1. Chronique d’une rencontre.

‘Notre contact avec l’œuvre est une rencontre. Toute rencontre est rencontre d’un autre, d’une altérité. C’est par où elle est une épreuve de la réalité.36

Notre intention est, dans cette première partie, de fournir au lecteur le plus d’éléments possibles concernant l’album dont nous présentons l’édition. Nous devrons ainsi prendre en compte le contexte historique de sa composition et les conditions matérielles de sa conception. Nous nous attacherons à présenter et à expliquer la genèse, les circonstances de l’élaboration de cet ouvrage, mais aussi celui de chacun de ses éléments (lithographies, notes, textes…). Il s’agit donc, dans la mesure du possible, de dégager de façon précise l’historique du projet, et la part prise par chacun dans l’élaboration et la conception de l’album ; d’esquisser, comme le disait Max Loreau, une « chronique de la création »37 de cet ouvrage.
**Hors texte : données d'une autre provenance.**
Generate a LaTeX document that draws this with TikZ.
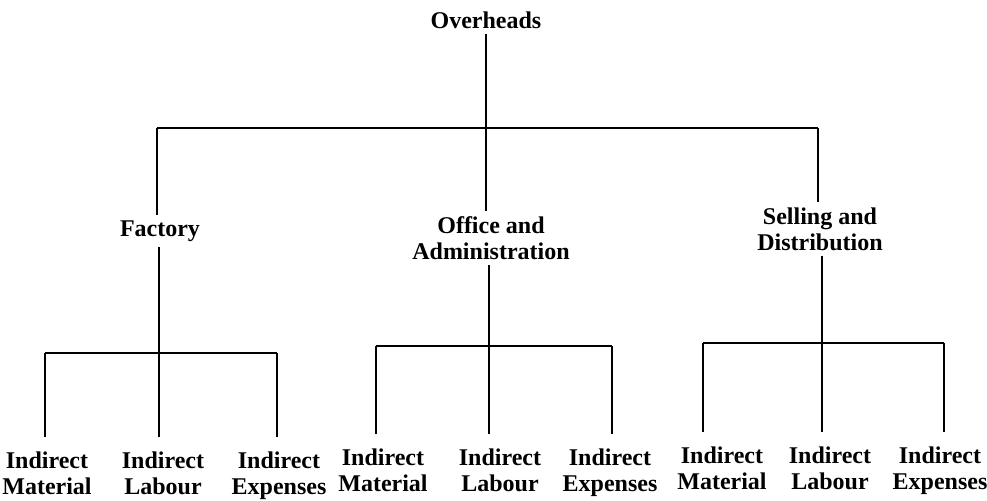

Car Matière et mémoire, ou les lithographes à l’école, à la fois album et livre de peintre, est une manifestation des relations ambivalentes qu’entretiennent entre eux les artistes et les poètes, comme le montre ici Yves Peyré :

‘Le "livre de dialogue" reste une manière imprévisible et intrigante de se lier, d’en venir à être ensemble pour deux créateurs autonomes s’en remettant à des expressions que presque tout oppose. Quand deux individus se rencontrent aussi soudainement, aussi nécessairement, il se dégage de leur dialogue une part de violence qui se nourrit de sentiments multiples et contradictoires : à la fois fascination, attrait, affection, agacement, incompréhension, révolte, fureur et tendresse. C’est une vraie relation, nullement superficielle, qui est alors en cause, quelque chose comme l’amitié ou l’amour peuvent en donner l’idée. De plus cette aventure est très souvent partagée par des tiers.38

Cette œuvre est donc le fruit d’un travail de collaboration, d’un dialogue à quatre mains, mais aussi à quatre voix. L’artisan peintre et le poète amateur de lithographies ont été guidés, conseillés par deux hommes avertis. Tout d’abord Jean Paulhan, qui, nous le verrons, se pose ici en commanditaire, puis en conseiller des deux parties, au fil des confidences épistolaires. Et ensuite Fernand Mourlot, l’imprimeur lithographe, qui imposera au peintre un certain nombre d’exigences à caractère technique ou d’ordre commercial ; tous deux mentors, l’un savant et l’autre spécialiste, vont influer de manière significative sur la genèse de l’œuvre. Nous avons choisi de commencer cette étude par une chronologie divisée en trois périodes, la première concernant l’élaboration du projet, qui va jusqu’en septembre 1944, la seconde nous renseignant sur le temps de la composition du texte et des lithographies, que nous avons délimitée entre septembre 1944 et novembre 1945, et la dernière, qui concerne à la fois la réception de l’album et sa postérité. Cette chronologie sera suivie d’une description sommaire de l’œuvre, afin que le lecteur possède tous les éléments indispensables à la compréhension de cette relation qui ressemble au premier abord à un « dialogue de sourds ».

Notes
36.

Henri Maldiney – L’Art, l’éclair de l’être, p. 10.

37.

Max Loreau – « Chronique de la Création », in. Jean Dubuffet, Délits, déportements, lieux de haut jeu, p. 9.

38.

Yves Peyré – « Le Livre comme creuset », in. Le Livre et l’Artiste : actes de colloque, p. 59.